Most countries prefer to keep their reserves in a currency with large and open financial markets because they want to be able to access them in an emergency. Government bonds, such as US Treasuries, are frequently held by central banks. The Treasury market in the United States remains the world’s largest and most liquid bond market—the easiest to buy into and sell out of.
The IMF recognises eight main reserve currencies: the Australian dollar, the British pound sterling, the Canadian dollar, the Chinese yuan, the euro, the Japanese yen, the Swiss franc, and the United States dollar. By far the most widely held reserve currency is the US dollar.
The creation of the Bretton Woods Agreement
The United States entered World War II far later than it did World War I. Before entering the war, the United States was the principal source of weaponry and other supplies to the Allies. By the end of the war, the United States had the majority of the world’s gold. The countries that had expended their stockpiles could no longer return to the gold standard.
In 1944, delegates from 44 Allied countries met in Bretton Woods, New Hampshire, to devise a system for managing foreign money that would benefit all countries equally.

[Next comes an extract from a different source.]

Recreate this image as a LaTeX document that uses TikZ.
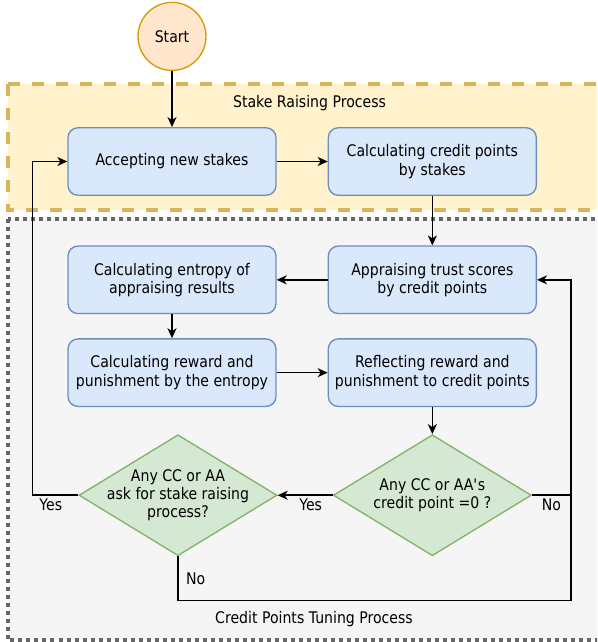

The delegation decided to unlink global currencies from gold and instead tie them to the US dollar. That’s because the greenback was, itself, linked to gold.
The Bretton Woods Agreement was named after this agreement. It established central bank power, requiring them to maintain fixed exchange rates between their currencies and the dollar. In exchange, the US would give US dollars for gold on demand. In cases where the value of their own currencies became too weak or too strong relative to the dollar, countries had some control over their currencies. To control the money supply, they could buy and sell their currency.
Unpegging the dollar from gold
While the United States reaped many benefits from its status as the world’s official currency, there is always the flip side. Because of the deficit spending utilised to fund the Vietnam War, the US flooded the market with paper money, devaluing the value of the dollar. Foreign countries began to demand that the US government convert their country’s dollar reserves into gold as fears about the dollar’s stability grew.
Rather than allowing investors to exhaust all of the gold stockpiles at Fort Knox (United States Bullion Depository), President Nixon made the final decision to decouple the US dollar from gold. This led to the emergence of today’s floating exchange rates, also known as fluctuating exchange rates. In this system, the forex market determines a country’s currency price based on its supply and demand relative to other currencies, essentially creating a free-for-all. Of course, such severe steps in the United States have had disastrous effects, including stagflation, a scary mix of high inflation and high unemployment, as well as high oil costs. However, outstanding economists such as Milton Friedman and Paul Volker devised numerous fiscal strategies that helped the US economy recover and overcome stagflation.
The Bottom Line
The United States’ reserve position is largely determined by the size and strength of its economy, as well as the dominance of its financial markets. Despite trillions of dollars in foreign debt and ongoing huge deficit expenditures, the United States continues to enjoy international trust and confidence in its capacity to meet its obligations. As a result, the US dollar remains the world’s most powerful currency. In the years ahead, it may remain the most important global currency.
However, the dollar’s present number one position is in question. In this more interwoven global economy, countries like China and Russia believe a new one-world currency, unbacked by any single sovereign, is a long time.